Impatiens Glandulifera

Once upon a time…

Lizzie was an old and dear friend. One day she introduced me to Laya, one of her close relatives from India. Laya was very nice – tall and elegant and in many ways very similar to dear old Lizzie. When Laya mentioned that she was looking for somewhere to stay I offered her my spare room. All seemed well until I discovered that Laya had spread her stuff into the living room, then the bathroom and then the kitchen. Just when I thought that I should probably do something about it Laya brought in the rest of her family – and there were literally thousands of them. All tall, all elegant and all determined to kick me out of my own house. Before long they had taken over the garden, the house next door and the house next door to that. Then the entire street disappeared and everyone in it. Even dear friend Lizzie doesn’t seem to be answering her phone these days.

That is the story of Himalayan Balsam (Impatiens glandulifera) A.K.A The Policeman’s Helmet, Indian Touch-Me-Not, Pink Peril, Poor Man’s Orchid or Ornamental Jewelweed.

Busy Lizzie

This tall succulent annual was first introduced into Kew Gardens in 1839 as a greenhouse plant. As a taller cousin of the bedding plant Impatiens, our familiar friend “Busy Lizzy”, nobody thought much of Himalayan Balsam – until it escaped into the wild. There this attractive and willowy stranger revealed her true colours – as a rampant bruiser.

Preferring moist sites Himalayan Balsam has now spread itself along river banks, canals and ditches including, without any doubt, one very near you. It works by crowding out and effectively suffocating other plants.
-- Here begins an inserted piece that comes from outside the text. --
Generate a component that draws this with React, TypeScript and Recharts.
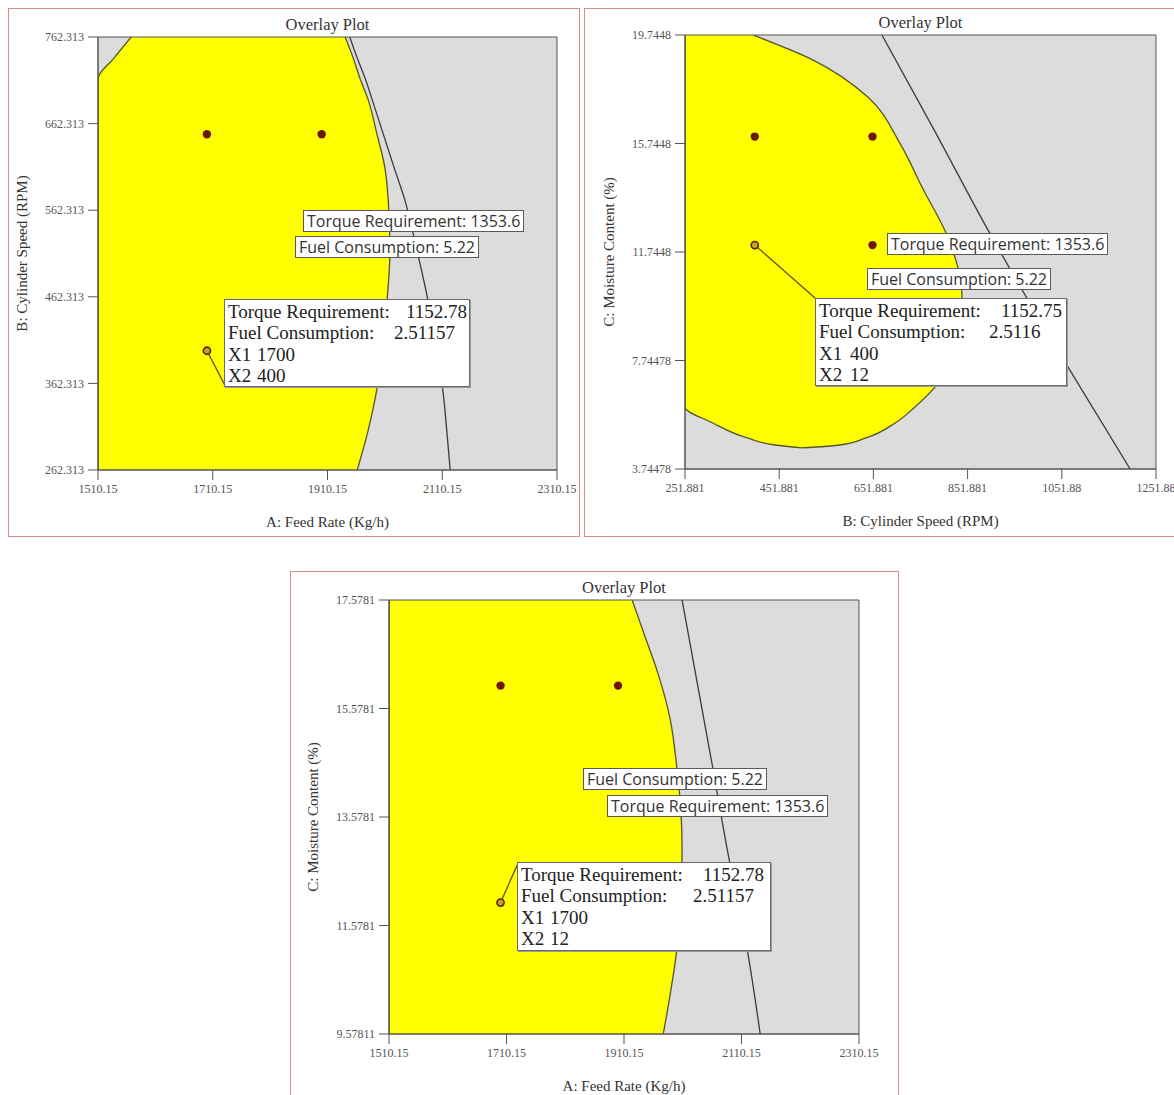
import React from "react";
import {
  ComposedChart,
  Area,
  Line,
  Scatter,
  XAxis,
  YAxis,
  CartesianGrid,
  ReferenceLine,
  ReferenceArea,
} from "recharts";

// ---------- tick labels, as printed ----------
const feedTickLabels = ["1510.15", "1710.15", "1910.15", "2110.15", "2310.15"];
const speedTickLabelsY = ["262.313", "362.313", "462.313", "562.313", "662.313", "762.313"];
const speedTickLabelsX = ["251.881", "451.881", "651.881", "851.881", "1051.88", "1251.88"];
const moistTickLabelsB = ["3.74478", "7.74478", "11.7448", "15.7448", "19.7448"];
const moistTickLabelsC = ["9.57811", "11.5781", "13.5781", "15.5781", "17.5781"];

// ---------- panel 1: A (feed rate) vs B (cylinder speed) ----------
const p1BandY = [762.313, 738, 714, 690, 651, 612, 574, 516, 459, 401, 355, 308, 262.313];
const p1BandLow = [1568, 1538, 1510.15, 1510.15, 1510.15, 1510.15, 1510.15, 1510.15, 1510.15, 1510.15, 1510.15, 1510.15, 1510.15];
const p1BandHigh = [1941, 1955, 1967, 1981, 1996, 2010, 2016, 2019, 2014, 2005, 1996, 1981, 1962];
const p1TorqueY = [762.313, 738, 714, 690, 651, 612, 574, 516, 459, 401, 355, 308, 262.313];
const p1TorqueX = [1949, 1962, 1976, 1988, 2007, 2026, 2045, 2066, 2085, 2099, 2111, 2118, 2124];
const p1PointsX = [1700, 1900];
const p1PointsY = [650, 650];
const p1Picked = { x: 1700, y: 400 };
const p1Box = [
  ["Torque Requirement:", "1152.78"],
  ["Fuel Consumption:", "2.51157"],
  ["X1", "1700"],
  ["X2", "400"],
];

// ---------- panel 2: B (cylinder speed) vs C (moisture) ----------
const p2BandY = [19.7448, 18.82, 17.46, 15.76, 14.14, 12.08, 10.16, 8.5, 6.77, 6.03, 5.44, 4.89, 4.63, 4.52];
const p2BandLow = [251.881, 251.881, 251.881, 251.881, 251.881, 251.881, 251.881, 251.881, 251.881, 251.881, 311, 384, 443, 500];
const p2BandHigh = [396, 524, 640, 708, 755, 815, 840, 829, 783, 740, 698, 636, 581, 500];
const p2TorqueY = [19.7448, 16.24, 12.56, 9.98, 7.39, 3.74478];
const p2TorqueX = [670, 781, 895, 980, 1069, 1197];
const p2PointsX = [400, 650, 650];
const p2PointsY = [16, 16, 12];
const p2Picked = { x: 400, y: 12 };
const p2Box = [
  ["Torque Requirement:", "1152.75"],
  ["Fuel Consumption:", "2.5116"],
  ["X1", "400"],
  ["X2", "12"],
];

// ---------- panel 3: A (feed rate) vs C (moisture) ----------
const p3BandY = [17.5781, 16.84, 16.29, 15.37, 14.5, 13.71, 12.97, 12.05, 11.13, 10.39, 9.57811];
const p3BandLow = [1510.15, 1510.15, 1510.15, 1510.15, 1510.15, 1510.15, 1510.15, 1510.15, 1510.15, 1510.15, 1510.15];
const p3BandHigh = [1924, 1948, 1966, 1989, 2000, 2007, 2009, 2006, 2000, 1990, 1977];
const p3TorqueY = [17.5781, 15.74, 14.44, 12.97, 11.13, 9.57811];
const p3TorqueX = [2009, 2040, 2062, 2086, 2120, 2142];
const p3PointsX = [1700, 1900];
const p3PointsY = [16, 16];
const p3Picked = { x: 1700, y: 12 };
const p3Box = [
  ["Torque Requirement:", "1152.78"],
  ["Fuel Consumption:", "2.51157"],
  ["X1", "1700"],
  ["X2", "12"],
];

const TORQUE_TAG = "Torque Requirement: 1353.6";
const FUEL_TAG = "Fuel Consumption: 5.22";

const SERIF = '"Liberation Serif", "Times New Roman", serif';
const SANS = '"Open Sans", "Noto Sans", sans-serif';
const GRAY = "#dcdcdc";
const YELLOW = "#ffff00";
const EDGE = "#55552a";
const AXIS = "#555555";

const toBand = (ys: number[], lo: number[], hi: number[]) =>
  ys.map((y, i) => ({ y, band: [lo[i], hi[i]] }));
const toLine = (ys: number[], xs: number[]) => ys.map((y, i) => ({ y, torque: xs[i] }));
const toPts = (xs: number[], ys: number[]) => xs.map((x, i) => ({ x, y: ys[i] }));

const DarkDot = (p: any) => <circle cx={p.cx} cy={p.cy} r={4.2} fill="#6e1600" />;
const PickedDot = (p: any) => (
  <circle cx={p.cx} cy={p.cy} r={3.6} fill="#c4a12c" stroke="#5a2600" strokeWidth={1.6} />
);

const tickStyle = { fill: "#555", fontSize: 12, fontFamily: SERIF };

function OverlayPanel(props: any) {
  const { place, xLabels, yLabels, xTitle, yTitle, band, torque, points, picked, leaderTo } = props;
  const xTicks = xLabels.map(Number);
  const yTicks = yLabels.map(Number);
  const xDom = [xTicks[0], xTicks[xTicks.length - 1]];
  const yDom = [yTicks[0], yTicks[yTicks.length - 1]];
  const fmt = (labels: string[], ticks: number[]) => (v: number) => {
    const i = ticks.indexOf(v);
    return i >= 0 ? labels[i] : String(v);
  };
  return (
    <div style={{ position: "absolute", left: place.left, top: place.top }}>
      <ComposedChart
        width={place.width}
        height={place.height}
        layout="vertical"
        margin={{ top: place.marginTop, right: place.marginRight, bottom: 0, left: 0 }}
      >
        <CartesianGrid horizontal={false} vertical={false} fill={GRAY} stroke="none" />
        <Area
          dataKey="band"
          data={band}
          type="monotone"
          fill={YELLOW}
          fillOpacity={1}
          stroke={EDGE}
          strokeWidth={1.3}
          isAnimationActive={false}
        />
        <Line
          dataKey="torque"
          data={torque}
          type="monotone"
          stroke="#3c3c3c"
          strokeWidth={1.3}
          dot={false}
          isAnimationActive={false}
        />
        <XAxis
          type="number"
          dataKey="x"
          domain={xDom}
          ticks={xTicks}
          tickFormatter={fmt(xLabels, xTicks)}
          allowDataOverflow
          interval={0}
          height={60}
          tickSize={10}
          tickMargin={4}
          tick={tickStyle}
          stroke={AXIS}
          label={{
            value: xTitle,
            position: "insideBottom",
            offset: 3,
            fill: "#333",
            fontSize: 15,
            fontFamily: SERIF,
          }}
        />
        <YAxis
          type="number"
          dataKey="y"
          domain={yDom}
          ticks={yTicks}
          tickFormatter={fmt(yLabels, yTicks)}
          allowDataOverflow
          reversed
          interval={0}
          width={90}
          tickSize={10}
          tickMargin={4}
          tick={tickStyle}
          stroke={AXIS}
          label={{
            value: yTitle,
            position: "insideLeft",
            offset: 14,
            angle: -90,
            fill: "#333",
            fontSize: 15,
            fontFamily: SERIF,
            style: { textAnchor: "middle" },
          }}
        />
        <ReferenceArea
          x1={xDom[0]}
          x2={xDom[1]}
          y1={yDom[0]}
          y2={yDom[1]}
          fill="none"
          fillOpacity={0}
          stroke={AXIS}
          strokeWidth={1}
          label={{
            value: "Overlay Plot",
            position: "top",
            offset: 7,
            fill: "#333",
            fontSize: 16.5,
            fontFamily: SERIF,
          }}
        />
        <ReferenceLine segment={[picked, leaderTo]} stroke="#6a5a10" strokeWidth={1.4} />
        <Scatter data={points} shape={DarkDot} isAnimationActive={false} />
        <Scatter data={[picked]} shape={PickedDot} isAnimationActive={false} />
      </ComposedChart>
    </div>
  );
}

function Tag({ left, top, text }: any) {
  return (
    <div
      style={{
        position: "absolute",
        left,
        top,
        background: "#fff",
        border: "1px solid #5a5a5a",
        fontFamily: SANS,
        fontSize: 16,
        lineHeight: "20px",
        padding: "0 3px",
        color: "#333",
        whiteSpace: "nowrap",
      }}
    >
      {text}
    </div>
  );
}

function InfoBox({ left, top, width, height, rows, cols }: any) {
  return (
    <div
      style={{
        position: "absolute",
        left,
        top,
        width,
        height,
        boxSizing: "border-box",
        background: "#fff",
        border: "1px solid #6a6a6a",
        boxShadow: "1px 1px 0 #9a9a9a",
        fontFamily: SERIF,
        fontSize: 19,
        color: "#222",
      }}
    >
      {rows.map((r: string[], i: number) => (
        <div key={i} style={{ position: "absolute", top: 1 + i * 21.3, left: 3, lineHeight: "21.3px", whiteSpace: "nowrap" }}>
          {r[0]}
          <span style={{ position: "absolute", left: cols[i] - 3 }}>{r[1]}</span>
        </div>
      ))}
    </div>
  );
}

const frame = (left: number, top: number, width: number, height: number): React.CSSProperties => ({
  position: "absolute",
  left,
  top,
  width,
  height,
  border: "1.5px solid #d98c8c",
  boxSizing: "border-box",
});

export default function App() {
  return (
    <div
      style={{
        position: "absolute",
        left: 0,
        top: 0,
        width: 1174,
        height: 1095,
        overflow: "hidden",
        background: "#fff",
      }}
    >
      <div style={frame(8, 8, 572, 529)} />
      <div style={frame(584, 8, 620, 529)} />
      <div style={frame(290, 571, 609, 560)} />

      <OverlayPanel
        place={{ left: 8, top: 0, width: 571, height: 530, marginTop: 37, marginRight: 22 }}
        xLabels={feedTickLabels}
        yLabels={speedTickLabelsY}
        xTitle="A: Feed Rate (Kg/h)"
        yTitle="B: Cylinder Speed (RPM)"
        band={toBand(p1BandY, p1BandLow, p1BandHigh)}
        torque={toLine(p1TorqueY, p1TorqueX)}
        points={toPts(p1PointsX, p1PointsY)}
        picked={p1Picked}
        leaderTo={{ x: 1733, y: 358 }}
      />
      <OverlayPanel
        place={{ left: 595, top: 0, width: 579, height: 529, marginTop: 35, marginRight: 18 }}
        xLabels={speedTickLabelsX}
        yLabels={moistTickLabelsB}
        xTitle="B: Cylinder Speed (RPM)"
        yTitle="C: Moisture Content (%)"
        band={toBand(p2BandY, p2BandLow, p2BandHigh)}
        torque={toLine(p2TorqueY, p2TorqueX)}
        points={toPts(p2PointsX, p2PointsY)}
        picked={p2Picked}
        leaderTo={{ x: 528, y: 10.05 }}
      />
      <OverlayPanel
        place={{ left: 299, top: 563, width: 585, height: 531, marginTop: 37, marginRight: 25 }}
        xLabels={feedTickLabels}
        yLabels={moistTickLabelsC}
        xTitle="A: Feed Rate (Kg/h)"
        yTitle="C: Moisture Content (%)"
        band={toBand(p3BandY, p3BandLow, p3BandHigh)}
        torque={toLine(p3TorqueY, p3TorqueX)}
        points={toPts(p3PointsX, p3PointsY)}
        picked={p3Picked}
        leaderTo={{ x: 1730, y: 12.73 }}
      />

      <Tag left={303} top={210} text={TORQUE_TAG} />
      <Tag left={295} top={236} text={FUEL_TAG} />
      <InfoBox left={224} top={299} width={246} height={88} rows={p1Box} cols={[181, 169, 32, 32]} />

      <Tag left={887} top={233} text={TORQUE_TAG} />
      <Tag left={867} top={268} text={FUEL_TAG} />
      <InfoBox left={815} top={298} width={252} height={88} rows={p2Box} cols={[185, 173, 34, 34]} />

      <Tag left={583} top={768} text={FUEL_TAG} />
      <Tag left={607} top={795} text={TORQUE_TAG} />
      <InfoBox left={517} top={862} width={254} height={89} rows={p3Box} cols={[185, 175, 32, 32]} />
    </div>
  );
}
An extensive stand of Himalayan Balsam may reduce species richness by 25%. When it dies off in the winter the riverbanks that it once occupied are left bare and vulnerable to erosion. Himalayan Balsam also produces vast amounts of nectar which bees seem to prefer to the home-grown variety, severely reducing the pollination of our own indigenous plants. Laya also carries a blunderbuss. In the autumn, about 12-14 weeks after flowering, Himalayan Balsam spreads vast quantities of seeds – up to 800 from a single plant – by firing them from seed capsules up to 7 metres from the mother plant. The name ‘impatiens’ comes from this ‘impatient’ release of seeds.

Conservation groups like the National Trust, British Waterways and the Environment Agency have declared war on tall and elegant Laya. Local groups too, like the Cole Park Allotments Association and the Tidal Crane Association, have held bouts of “Balsam Bashing” this year. Although Himalayan Balsam can be killed by weedkillers like Glyphosate the preferred method is to grab hold of the plant at ground level below the lowest node and pull it up. Then compost it or just leave it lying on the ground away from any running water until it rots down. Do not be tempted to throw the stems into rivers or ditches. The seeds can survive up to 2 years and will just take root elsewhere. The most important thing is to do this before the balsam has set seed. If you try to exterminate this most invasive of plants after seed set all you will be doing is making trouble for yourself – and the people next door – and the people next door to them – and the people next door to them…


As well as producing a natural yellow dye the stems of Himalayan Balsam can be eaten after boiling. Encouraged by this – and a relaxed “Eat your Enemy” policy – the Bionic Control of Invasive Weeds Laboratory in Wiesbaden, Germany is setting up a project to conserve local biodiversity by developing food products made from the plant. Eventually, if all goes well, this project will have the Himalayan Balsam financing its own eradication. Another helping of Impatiens, Lizzie?